Monday, April 18, 2022

Trying and Failing

I am struggling—I feel like I can’t stop eating and I know it’s the fact that no matter what I do whether I eat or don’t eat, it does not make a difference. Sometimes I go a whole day without eating but my weight stays the same and that is when I get discouraged so I start eating. Why starve if it won’t do the trick? 

 

It’s hard to explain exactly how I felt on Saturday night eating out. We went to our favorite steak house. Daniel ordered the usual appetizer of cheese and chorizo plus a fried empanada. The meal was mostly beef smothered with a yummy mushroom sauce and potatoes. I licked the platter clean and there was dessert of course.  I feel like I am never in the mood for the things I supposed to eat. Salads! On the other hand, I crave bread and sweets.
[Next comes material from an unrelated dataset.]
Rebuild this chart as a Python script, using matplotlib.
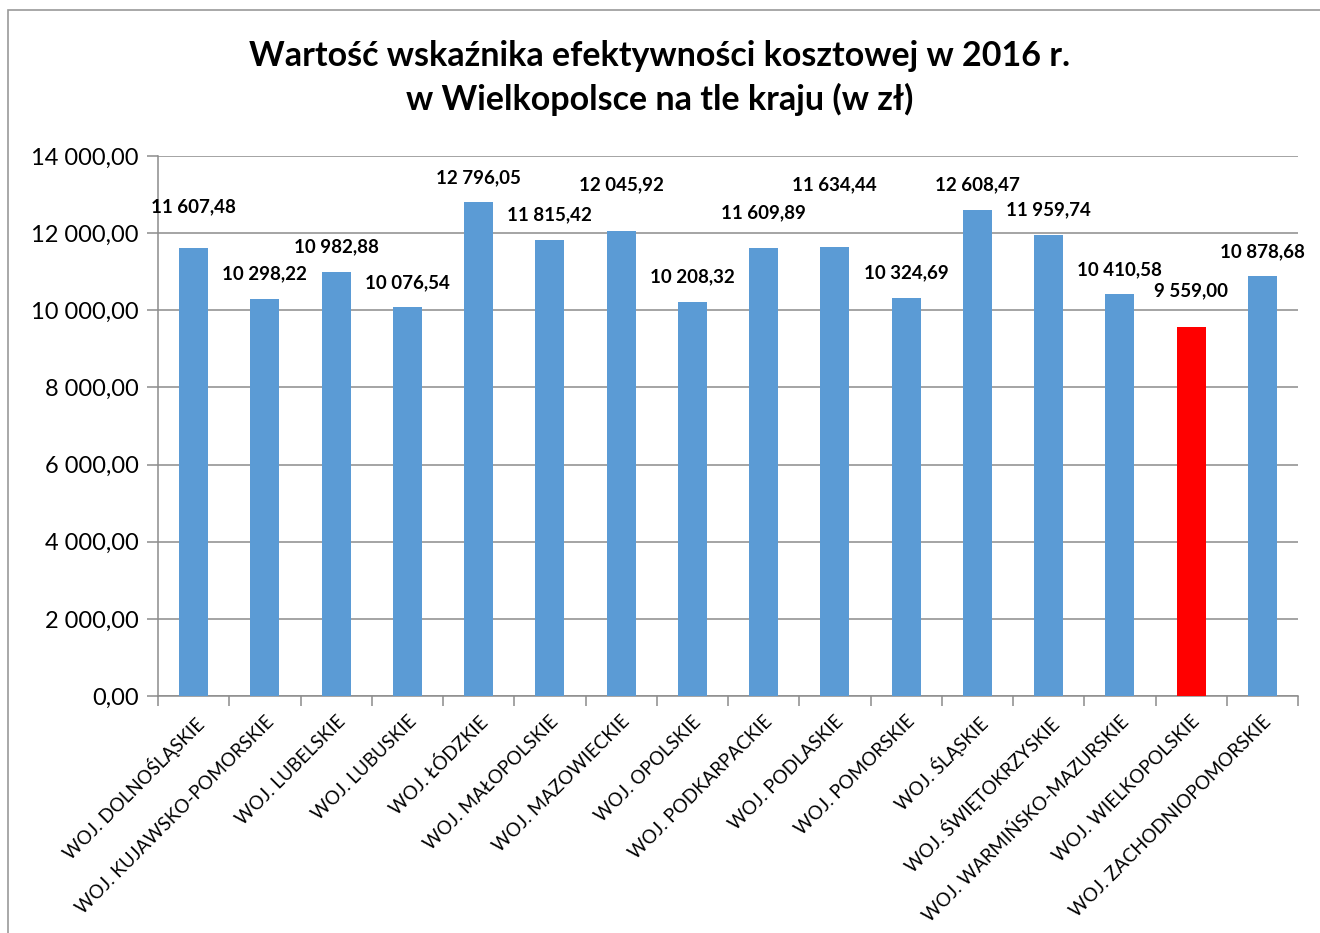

I feel like it’s a rebellion in my mind. I even ate a huge chocolate Easter egg when I know I can’t have chocolate. I learned from when I read the book Bright Line Eating that I am addicted to flour and sugars. 

 

I think about all my upcoming trips: Ushuaia, Salt Lake, New York, El Salvador and how on earth will I be able to lose 10 kilos while I am traveling so much? According to my sister’s nutritionist, she must eliminate from her diet all flour, gluten, wheat and yeast and anything that contains sugar. Seems extreme. I know. Daniel loves to eat Italian and I do too!

 

Part of my problem with food and eating has been scarcity mentality, which leads very obviously to binging. It’s the feeling that “I might not have access to this food so I better eat now that I can” whether I was hungry or not.  I also hate for food to go to waste. Here is my dilemma, what do I need to change to make progress? Whatever I am doing is not working. I need to come up with a plan. 


The day I have lost the 10 kilos or 22 pounds that I have put on in the past three years, I will let you know how I did it.